Washington state laws taking away a felon’s right to vote are unconstitutional and weaken the voting strength of African Americans, including those never convicted of crimes, a lawsuit filed in Spokane claims.
The suit was filed in U.S. District Court by Muhammad Shabazz Farrakhan, a 39-year-old Bellevue export business owner who chairs the National Young Black Republicans.
Farrakhan was released from the state penitentiary in Walla Walla on March 31 after completing a three-year term for theft by deception.
He said Wednesday that taking away felons’ voting rights makes them disenfranchised and disinterested in the government, and leads to recidivism.
Earlier this week, he filed a companion federal suit in the Western District of Washington, challenging another state law that keeps felons from serving on juries.
Joining him as plaintiffs in the voting suit are state penitentiary inmate Al-Kareem Shaheed and Spokane attorney Carl Maxey.
Named as defendants are the state of Washington, Gov. Gary Locke, Secretary of State Ralph Munro and Joseph Lehman, director of the state Department of Corrections.
They had no comment on the suit.
A spokesman for the governor said felons released from prison can go through a process to get their civil rights restored.
Maxey, who has spent his life fighting for civil rights, argues that taking away a felon’s voting right reduces overall minority voting strength because minorities represent a disproportionately larger share of inmates.
“This dilution significantly reduces the power of minority communities to elect candidates of their choice,” the suit says.
A recent study, attached to the suit, says that nationwide one in seven adult black males have been imprisoned, except for the 20-29 age group where the ratio is 1-in-4.
The suit attacks as unconstitutional Article 6, Section 3 of the state constitution, which says:
“All persons convicted of infamous crime unless restored to their civil rights and all persons while they are judicially declared mentally incompetent are excluded from the elective franchise.”
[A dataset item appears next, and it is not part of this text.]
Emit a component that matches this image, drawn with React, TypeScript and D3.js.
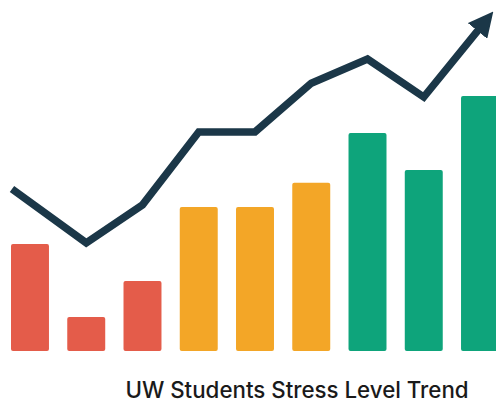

“Infamous crime” is described as one punishable by death or imprisonment in a state penitentiary.
Felons are denied the right to vote even though federal law says all U.S. citizens “shall be entitled and allowed to vote without distinction of race, color, or previous condition of servitude.”
Another federal law says states or political subdivisions cannot deny or abridge the right to vote because of race or color.
Unlike many other states, inmates in Washington can apply for the restoration of their civil rights after they have completed their prison sentences and supervision.
But the process isn’t automatic and many never apply to vote again, election officials say.
The suit also asks that inmates in the state prisons be allowed to vote.
“With that kind of empowerment, they can come to believe they are controlling their own destiny - politically and economically,” Farrakhan said.
He was an inmate at the state penitentiary in April 1996 when he drafted the initial right-to-vote suit, and filed it in U.S. District Court in Spokane.
Judge Robert Whaley reviewed the suit and decided to grant Farrakhan’s request for appointment of an attorney to help craft the complaint. Attorney Dennis Cronin, who works at the Maxey law firm, filed the amended suit last week and said 10 other inmate-plaintiffs may be added.
“We hope that it will be handled on a fast-track basis,” Cronin said.
The state attorney general’s office must respond by May 29 and a hearing on the suit could be scheduled by mid-summer.